ByteDance Seed shows why document AI should hunt for evidence, not copy every page
The model reads a long visual document as an evidence map, not a plain page transcript.📷 AI-generated image / TECH&SPACE
- ★ByteDance Seed trains an LMM to answer questions and locate relevant document regions instead of simply transcribing pages.
- ★The reported 7B model handles long image-heavy documents more reliably than larger models in the described test setting.
- ★The result suggests that training objective matters deeply for document intelligence, especially with tables, figures and complex page layouts.
ByteDance Seed is testing a different path for large multimodal models: train them not primarily to transcribe documents, but to answer questions from them. According to The Decoder, that shift lets a 7B-parameter model handle long, image-heavy documents more reliably than much larger systems.
This is not a cosmetic training tweak. Real documents rarely behave like clean streams of text. They contain tables, images, charts, columns, headings, footnotes and spatial relationships that break when everything is flattened into a single sequence. The conventional approach often pushes the problem toward OCR logic: extract the text first, then hand it to a language model. ByteDance’s direction says that is the wrong priority if the user ultimately wants an answer rather than a transcript.

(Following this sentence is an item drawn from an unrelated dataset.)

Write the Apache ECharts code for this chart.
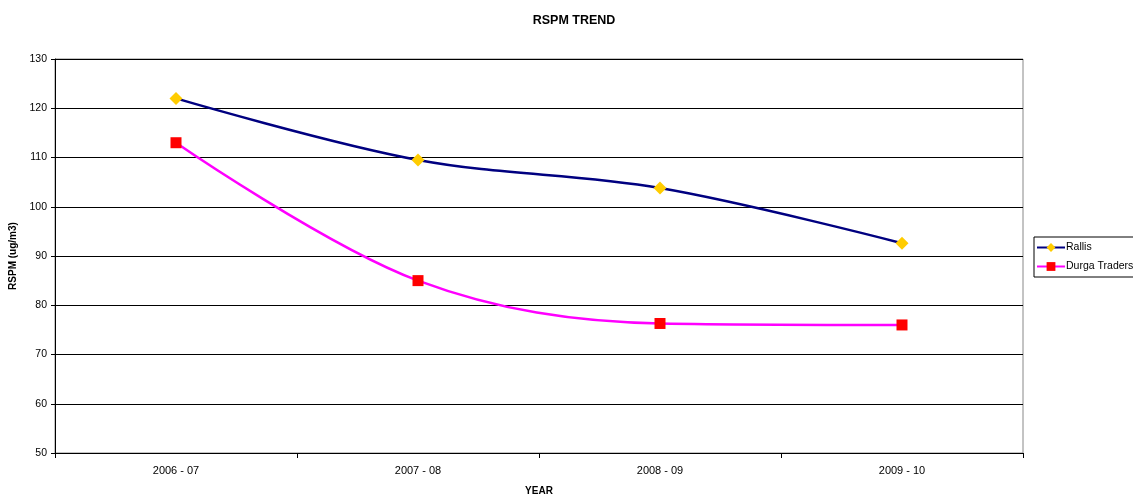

In the described method, the model learns to connect a question with the parts of the page that contain evidence. Instead of treating every page region equally, the document becomes a working surface: a table may hold the number, a figure may carry the key relationship, and a paragraph may explain the context. For long PDFs, technical manuals, research reports and internal archives, that kind of reading is more useful than neatly copying every visible token.
The study describes how a 7B model can read long, image-heavy documents better when it learns to locate evidence instead of merely turning pages into text.

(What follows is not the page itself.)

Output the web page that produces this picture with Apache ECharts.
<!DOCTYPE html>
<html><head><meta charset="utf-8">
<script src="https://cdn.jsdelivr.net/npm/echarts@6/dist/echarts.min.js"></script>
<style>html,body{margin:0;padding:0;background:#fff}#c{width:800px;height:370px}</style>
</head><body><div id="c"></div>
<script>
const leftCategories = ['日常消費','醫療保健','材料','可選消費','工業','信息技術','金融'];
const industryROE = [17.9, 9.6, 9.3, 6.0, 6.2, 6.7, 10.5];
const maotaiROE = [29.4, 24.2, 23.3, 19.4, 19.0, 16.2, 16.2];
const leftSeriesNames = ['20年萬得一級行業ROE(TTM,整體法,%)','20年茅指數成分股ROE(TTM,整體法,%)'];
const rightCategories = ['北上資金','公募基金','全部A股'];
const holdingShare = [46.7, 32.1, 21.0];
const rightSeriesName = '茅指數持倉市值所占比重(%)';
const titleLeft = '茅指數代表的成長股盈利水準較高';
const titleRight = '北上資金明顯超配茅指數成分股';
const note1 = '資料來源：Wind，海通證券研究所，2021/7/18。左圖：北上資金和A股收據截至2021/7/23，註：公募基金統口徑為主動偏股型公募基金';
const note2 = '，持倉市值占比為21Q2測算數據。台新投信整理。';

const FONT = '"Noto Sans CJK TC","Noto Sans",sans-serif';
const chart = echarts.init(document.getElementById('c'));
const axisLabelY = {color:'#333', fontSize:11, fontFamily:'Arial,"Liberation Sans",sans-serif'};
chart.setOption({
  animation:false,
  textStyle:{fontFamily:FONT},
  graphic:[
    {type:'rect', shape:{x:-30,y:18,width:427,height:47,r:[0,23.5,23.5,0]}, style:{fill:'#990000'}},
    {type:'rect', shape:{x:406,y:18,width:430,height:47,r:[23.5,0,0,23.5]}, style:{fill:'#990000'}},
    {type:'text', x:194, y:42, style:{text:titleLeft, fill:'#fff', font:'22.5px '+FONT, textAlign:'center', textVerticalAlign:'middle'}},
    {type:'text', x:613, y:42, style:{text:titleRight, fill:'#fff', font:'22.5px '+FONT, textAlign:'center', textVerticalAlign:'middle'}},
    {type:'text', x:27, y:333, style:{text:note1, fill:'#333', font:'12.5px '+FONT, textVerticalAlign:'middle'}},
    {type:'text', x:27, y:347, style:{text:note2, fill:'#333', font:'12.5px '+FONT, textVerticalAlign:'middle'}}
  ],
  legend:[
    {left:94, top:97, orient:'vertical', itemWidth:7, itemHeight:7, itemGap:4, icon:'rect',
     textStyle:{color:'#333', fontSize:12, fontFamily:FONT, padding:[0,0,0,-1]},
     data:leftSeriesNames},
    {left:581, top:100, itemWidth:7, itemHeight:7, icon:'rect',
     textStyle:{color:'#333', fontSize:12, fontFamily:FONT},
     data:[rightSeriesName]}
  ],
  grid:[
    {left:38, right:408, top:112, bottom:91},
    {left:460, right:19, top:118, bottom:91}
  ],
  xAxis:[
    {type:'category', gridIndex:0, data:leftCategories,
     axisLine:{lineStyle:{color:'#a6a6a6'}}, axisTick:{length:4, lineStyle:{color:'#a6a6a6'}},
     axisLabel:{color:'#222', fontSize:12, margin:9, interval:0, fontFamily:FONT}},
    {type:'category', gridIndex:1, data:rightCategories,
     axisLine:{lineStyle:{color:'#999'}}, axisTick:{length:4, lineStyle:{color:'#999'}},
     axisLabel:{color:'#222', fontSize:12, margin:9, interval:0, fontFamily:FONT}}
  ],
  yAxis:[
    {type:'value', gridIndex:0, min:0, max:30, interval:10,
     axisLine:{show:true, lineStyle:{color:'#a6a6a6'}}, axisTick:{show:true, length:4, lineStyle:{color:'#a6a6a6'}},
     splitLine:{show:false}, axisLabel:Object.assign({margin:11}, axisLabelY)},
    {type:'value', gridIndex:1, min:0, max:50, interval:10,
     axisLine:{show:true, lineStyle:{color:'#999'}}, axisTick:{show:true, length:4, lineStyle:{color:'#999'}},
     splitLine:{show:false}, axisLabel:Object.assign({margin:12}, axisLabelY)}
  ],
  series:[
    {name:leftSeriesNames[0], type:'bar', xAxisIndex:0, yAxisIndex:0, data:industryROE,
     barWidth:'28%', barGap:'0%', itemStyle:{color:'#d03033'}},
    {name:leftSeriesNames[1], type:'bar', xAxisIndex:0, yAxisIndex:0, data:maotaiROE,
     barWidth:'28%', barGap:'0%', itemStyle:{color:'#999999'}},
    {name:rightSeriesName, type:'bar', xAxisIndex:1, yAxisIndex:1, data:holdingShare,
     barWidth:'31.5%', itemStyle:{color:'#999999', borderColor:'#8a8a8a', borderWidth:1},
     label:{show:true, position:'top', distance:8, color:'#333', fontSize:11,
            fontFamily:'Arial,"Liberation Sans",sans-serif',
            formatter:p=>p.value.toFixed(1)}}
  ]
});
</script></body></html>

A question steers the model toward the relevant tables, figures and passages.📷 AI-generated image / TECH&SPACE
The striking claim is not only that the method works, but that it works on a comparatively small model. In the supplied context, the 7B system reportedly answers more reliably than larger models even when the documents are four times longer than anything it saw during training. That does not mean context limits have disappeared. It means the model appears to learn a better strategy: find the relevant passage instead of spending attention evenly across every page.
For the LMM industry, that is a productive irritant. The race is often framed around bigger context windows, more parameters and more visual tokens. The message here is different: the training objective can matter as much as raw model size. ByteDance is not proving that every document-reading problem is solved, but it is showing why document intelligence cannot be reduced to text extraction.
Caution still matters. From the supplied material, the supported facts are limited: the Seed research context, a 7B model, long image-rich documents, comparison with larger models, and generalization to documents four times longer than the training range. Without the full paper, benchmark methodology and evaluated model list, it would be irresponsible to stretch the conclusion beyond that.
If the result holds up in independent testing, the practical consequence is clear. Systems for legal materials, technical documentation, business reports and research collections may not always need a larger model. They may need a model that reads with intent, follows a question through a visually complex page, and returns evidence instead of an elegant but misdirected transcript.